Gut Health and Immunity

I felt draw to post this today for a variety of reasons including the caronavirus, the stress of the immune system, and having just returned for the Integrative Healthcare Symposium in New York City, where I listed to a talk on the gut microbiome. While I appreciate the advice of hand washing and minimizing exposure to the virus, some of the recent cases, suggesting an unknow origin of transmission, really highlight how out of our control avoiding exposure can be. In addition, the stress of the pandemic like situation and the ramifications for society along with the stress of the stock market crash is adding insult to injury when it comes to our health. However, we can control, to a certain extent, our gut health and overall health as much as possible to maximize our immune systems and our overall health and wellbeing The gut is your biggest source of lymphoid tissue in the body, therefor gut health has a huge impact on the strength and ability of the immune system to act when exposed to viruses and bacteria. In addition, the microbiome (your gut bacteria) play a role in your immune system as well including help in maintaining your mucosal barrier, which is the first line defense of your immune system. This organism is incredibly complex and contains more cells then your entire body and both good and bad bacteria. In addition, the link between your gut and your brain is extensive and the microbiome health has also been linked to mental health and some research has suggested the use probiotics as a type or adjunct to antidepressants.

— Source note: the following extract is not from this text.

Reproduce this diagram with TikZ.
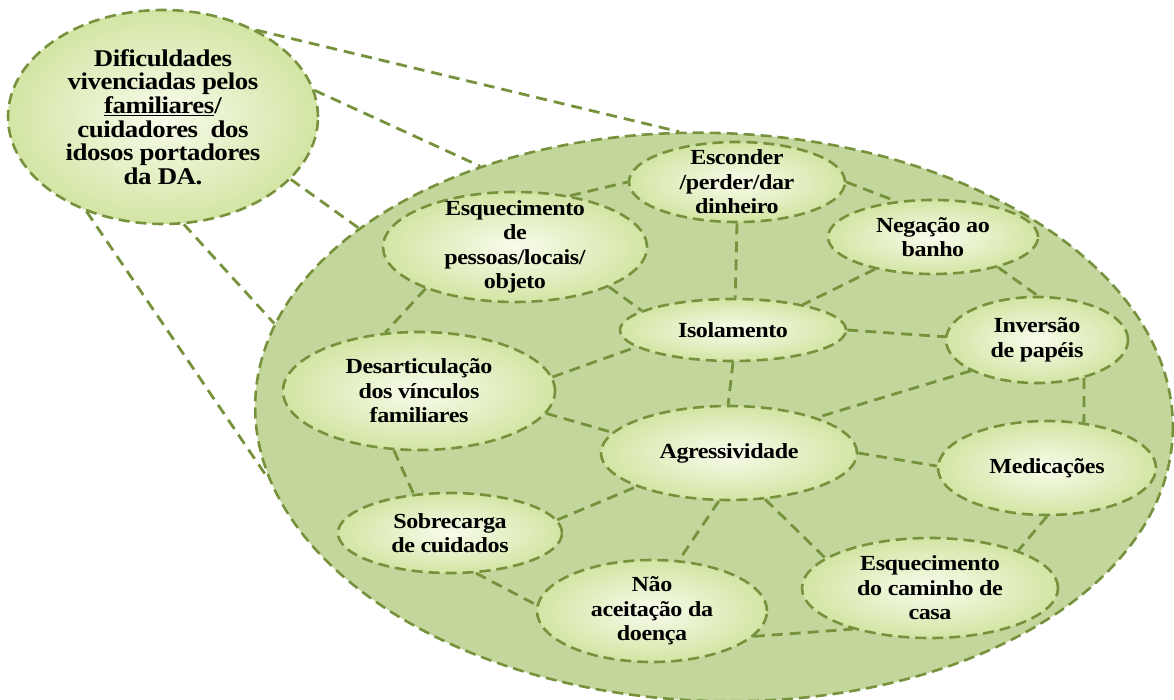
\documentclass[tikz,border=0pt]{standalone}
\usepackage{fontspec}
\setmainfont{Liberation Serif}[FakeStretch=1.12, LetterSpace=-2]
\usetikzlibrary{shapes.geometric}
\definecolor{olv}{HTML}{76923C}
\definecolor{bigfill}{HTML}{C3D69B}
\definecolor{bubin}{HTML}{F8FCEC}
\definecolor{bubout}{HTML}{D3E5A4}
\tikzset{
  dsh/.style={draw=olv, line width=2.6pt, dash pattern=on 11pt off 6pt},
  bub/.style={ellipse, dsh, inner sep=0pt, inner color=bubin, outer color=bubout},
  lbl/.style={font=\bfseries\fontsize{21.5}{24.5}\selectfont, align=center, inner sep=0pt, text=black},
  biglbl/.style={font=\bfseries\fontsize{24}{23.6}\selectfont, align=center, inner sep=0pt, text=black},
  link/.style={draw=olv, line width=2.8pt, dash pattern=on 11pt off 7pt},
}
\begin{document}
\begin{tikzpicture}[x=1pt,y=-1pt]
\useasboundingbox (0,0) rectangle (1174,700);

% small title ellipse
\node[bub, minimum width=310pt, minimum height=214pt] (dif) at (163,117) {};
\node[biglbl] (dift) at (dif.center) {Dificuldades\\vivenciadas pelos\\\underline{familiares}/\\cuidadores\ \ dos\\idosos portadores\\da DA.};

% large ellipse
\node[ellipse, dsh, fill=bigfill, inner sep=0pt, rotate=-2,
      minimum width=918pt, minimum height=568pt] (big) at (714,417) {};

\draw[link] (dif.43) -- (big.99.4);
\draw[link] (dif.10) -- (big.135.5);
\draw[link] (dif.-26) -- (big.154.3);
\draw[link] (dif.-79) -- (big.170.5);
\draw[link] (dif.-129) -- (big.190.4);

% inner ellipses
\node[bub, minimum width=216pt, minimum height=80pt]  (esc) at (737,182) {};
\node[bub, minimum width=210pt, minimum height=74pt]  (neg) at (933,237) {};
\node[bub, minimum width=264pt, minimum height=110pt] (esp) at (515,247) {};
\node[bub, minimum width=226pt, minimum height=62pt]  (iso) at (733,330) {};
\node[bub, minimum width=182pt, minimum height=86pt]  (inv) at (1037,340) {};
\node[bub, minimum width=272pt, minimum height=118pt] (des) at (419,391) {};
\node[bub, minimum width=256pt, minimum height=94pt]  (agr) at (729,453) {};
\node[bub, minimum width=218pt, minimum height=94pt]  (med) at (1047,468) {};
\node[bub, minimum width=224pt, minimum height=80pt]  (sob) at (450,533) {};
\node[bub, minimum width=230pt, minimum height=102pt] (nao) at (652,611) {};
\node[bub, minimum width=256pt, minimum height=100pt] (cas) at (930,588) {};

\node[lbl] (esct) at (esc.center) {Esconder\\/perder/dar\\dinheiro};
\node[lbl] (negt) at (neg.center) {Negação ao\\banho};
\node[lbl] (espt) at (esp.center) {Esquecimento\\de\\pessoas/locais/\\objeto};
\node[lbl] (isot) at (iso.center) {Isolamento};
\node[lbl] (invt) at (inv.center) {Inversão\\de papéis};
\node[lbl] (dest) at (des.center) {Desarticulação\\dos vínculos\\familiares};
\node[lbl] (agrt) at (agr.center) {Agressividade};
\node[lbl] (medt) at (med.center) {Medicações};
\node[lbl] (sobt) at (sob.center) {Sobrecarga\\de cuidados};
\node[lbl] (naot) at (nao.center) {Não\\aceitação da\\doença};
\node[lbl] (cast) at (cas.center) {Esquecimento\\do caminho de\\casa};

% connectors
\draw[link] (esp.43) -- (esc.180);
\draw[link] (esp.-23) -- (iso.168);
\draw[link] (esp.-155) -- (des.120);
\draw[link] (esc.-90) -- (iso.86);
\draw[link] (esc.0) -- (neg.136);
\draw[link] (neg.-151) -- (iso.20);
\draw[link] (neg.-25) -- (inv.89);
\draw[link] (iso.0) -- (inv.178);
\draw[link] (iso.-90) -- (agr.91);
\draw[link] (des.6) -- (iso.-170);
\draw[link] (des.-10) -- (agr.170);
\draw[link] (des.-113) -- (sob.133);
\draw[link] (sob.7) -- (agr.-160);
\draw[link] (sob.-57) -- (nao.177);
\draw[link] (agr.-102) -- (nao.62);
\draw[link] (agr.-52) -- (cas.164);
\draw[link] (nao.-14) -- (cas.-152);
\draw[link] (agr.0) -- (med.179);
\draw[link] (med.-90) -- (cas.23);
\draw[link] (inv.-155) -- (agr.22);
\draw[link] (inv.-39) -- (med.51);
\end{tikzpicture}
\end{document}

Probably the best think you can do to increase or maintain gut health is to minimize simple carbohydrates and refined sugars, while increasing fruit and vegetable intake. Studies have shown that you can favorably change your microbiota as early as 3 days with a change to a mostly plant-based diet and eliminating processed foods. Fiber is one of the key factors in this situation, so I do not recommend juicing in place of consuming whole fruits and vegetables. Whole grains, nuts, avocados, legumes and beans are also good sources of fiber, and should be the basis of your diet. In addition to the avocado and nuts, additional sources of healthy fats including coconut oil, olive oil, omega 3 fatty acids (flax, salmon, leafy greens) can contribute to cellular health and reducing inflammation.
While including some of these foods is great, avoiding problematic foods with sugar, trans fats, and preservatives and chemicals is also necessary as well. It is also important to avoid any food that you may have a food sensitivity too like gluten, dairy and GMO corn or soy. Consuming foods that you may be sensitive too can make your intestines more permeable and allow intestinal contents to leak into the blood stream and cause reactions that will affect your immune system. This can make it more difficult for the immune system to deal with outside bacteria and viruses, thus compromising your immune response.

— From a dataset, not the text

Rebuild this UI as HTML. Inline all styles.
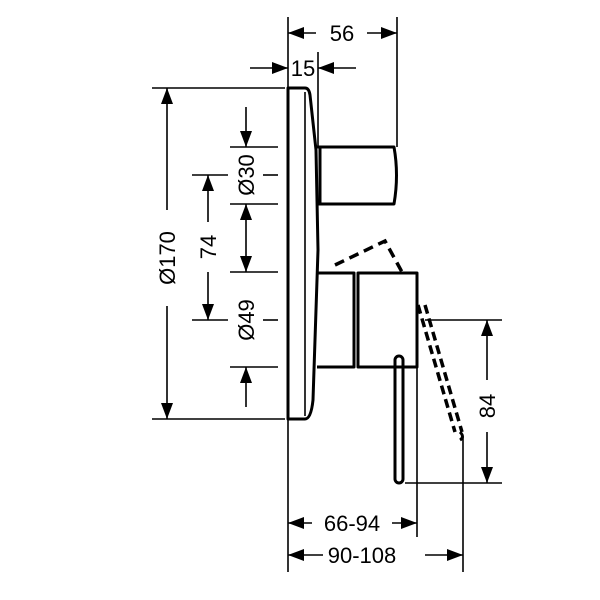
<!DOCTYPE html>
<html><head><style>body{margin:0;background:#fff}svg{display:block}</style></head><body>
<svg width="600" height="600" viewBox="0 0 600 600" xmlns="http://www.w3.org/2000/svg">
<defs>
<marker id="a" viewBox="0 0 16 12" refX="16" refY="6" markerWidth="16" markerHeight="12" markerUnits="userSpaceOnUse" orient="auto-start-reverse"><path d="M0,0 L16,6 L0,12 z" fill="#000"/></marker>
</defs>
<style>
.t{font-family:"Liberation Sans",sans-serif;font-size:22px;fill:#000}
.d{stroke:#000;stroke-width:1.6;fill:none}
.b{stroke:#000;stroke-width:3;fill:none;stroke-linejoin:round}
</style>
<!-- plate -->
<path class="b" d="M288,88 L305,88 Q309,88 310,95 L316,150 L318,250 L313,400 Q311,419 305,419 L288,419 Z"/>
<line class="d" x1="305" y1="92" x2="305" y2="416"/>
<!-- upper knob -->
<path class="b" d="M316,147 L394,147 Q399,175 394,204 L318,204"/>
<line class="b" x1="320" y1="147" x2="320" y2="204"/>
<!-- lower body -->
<path class="b" d="M317,273 L354,273 L354,367 L317,367"/>
<path class="b" d="M358,273 L417,273 L417,367 L358,367 Z"/>
<rect class="b" x="395" y="356" width="8" height="127" rx="4"/>
<!-- dashed handle -->
<path stroke="#000" stroke-width="3.5" fill="none" stroke-dasharray="10,6" d="M335,265 L385,241 L402,272"/>
<path stroke="#000" stroke-width="3.5" fill="none" stroke-dasharray="9,5" d="M418,305 L455,432"/>
<path stroke="#000" stroke-width="3.5" fill="none" stroke-dasharray="9,5" d="M425,305 L462,432"/>
<path class="b" d="M460,432 Q465,437 460,440"/>
<!-- 56 / 15 -->
<line class="d" x1="288" y1="17" x2="288" y2="88"/>
<line class="d" x1="397" y1="17" x2="397" y2="147"/>
<line class="d" x1="288" y1="33" x2="316" y2="33" marker-start="url(#a)"/>
<line class="d" x1="367" y1="33" x2="397" y2="33" marker-end="url(#a)"/>
<text class="t" x="342" y="41" text-anchor="middle">56</text>
<line class="d" x1="318" y1="52" x2="318" y2="147"/>
<line class="d" x1="250" y1="68" x2="288" y2="68" marker-end="url(#a)"/>
<line class="d" x1="318" y1="68" x2="356" y2="68" marker-start="url(#a)"/>
<text class="t" x="303" y="76" text-anchor="middle">15</text>
<!-- Ø170 -->
<line class="d" x1="152" y1="88" x2="285" y2="88"/>
<line class="d" x1="152" y1="419" x2="285" y2="419"/>
<line class="d" x1="167" y1="88" x2="167" y2="210" marker-start="url(#a)"/>
<line class="d" x1="167" y1="306" x2="167" y2="419" marker-end="url(#a)"/>
<text class="t" transform="translate(175,258) rotate(-90)" text-anchor="middle">Ø170</text>
<!-- 74 -->
<line class="d" x1="192" y1="175" x2="228" y2="175"/>
<line class="d" x1="192" y1="320" x2="228" y2="320"/>
<line class="d" x1="208" y1="175" x2="208" y2="222" marker-start="url(#a)"/>
<line class="d" x1="208" y1="272" x2="208" y2="320" marker-end="url(#a)"/>
<text class="t" transform="translate(216,247) rotate(-90)" text-anchor="middle">74</text>
<!-- Ø30 / Ø49 -->
<line class="d" x1="230" y1="147" x2="278" y2="147"/>
<line class="d" x1="230" y1="204" x2="278" y2="204"/>
<line class="d" x1="230" y1="272" x2="278" y2="272"/>
<line class="d" x1="230" y1="367" x2="278" y2="367"/>
<line class="d" x1="263" y1="175" x2="278" y2="175"/>
<line class="d" x1="263" y1="320" x2="278" y2="320"/>
<line class="d" x1="246" y1="107" x2="246" y2="147" marker-end="url(#a)"/>
<line class="d" x1="246" y1="204" x2="246" y2="272" marker-start="url(#a)" marker-end="url(#a)"/>
<line class="d" x1="246" y1="407" x2="246" y2="367" marker-end="url(#a)"/>
<text class="t" transform="translate(254,175) rotate(-90)" text-anchor="middle">Ø30</text>
<text class="t" transform="translate(254,320) rotate(-90)" text-anchor="middle">Ø49</text>
<!-- 84 -->
<line class="d" x1="425" y1="320" x2="502" y2="320"/>
<line class="d" x1="405" y1="483" x2="502" y2="483"/>
<line class="d" x1="487" y1="320" x2="487" y2="380" marker-start="url(#a)"/>
<line class="d" x1="487" y1="432" x2="487" y2="483" marker-end="url(#a)"/>
<text class="t" transform="translate(495,406) rotate(-90)" text-anchor="middle">84</text>
<!-- bottom dims -->
<line class="d" x1="288" y1="419" x2="288" y2="572"/>
<line class="d" x1="417" y1="367" x2="417" y2="537"/>
<line class="d" x1="463" y1="437" x2="463" y2="572"/>
<line class="d" x1="288" y1="523" x2="312" y2="523" marker-start="url(#a)"/>
<line class="d" x1="392" y1="523" x2="417" y2="523" marker-end="url(#a)"/>
<text class="t" x="352" y="531" text-anchor="middle">66-94</text>
<line class="d" x1="288" y1="555" x2="323" y2="555" marker-start="url(#a)"/>
<line class="d" x1="425" y1="555" x2="463" y2="555" marker-end="url(#a)"/>
<text class="t" x="362" y="563" text-anchor="middle">90-108</text>
</svg>
</body></html>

Lastly, anything you can do to mitigate stress will also benefit your overall health and the health of your immune system. Giving your self extra time, not pushing deadlines, resting as much as possible are things you can control in your world. It is important, when it comes to stress, to not add “insult to injury” with the many sources of stress that are completely out of our control like traffic as well as family and work obligations. This is also a good time to not over imbibe with alcohol and find ways to get as much activity or exercise as you can, which can also help boost your immune system and mood.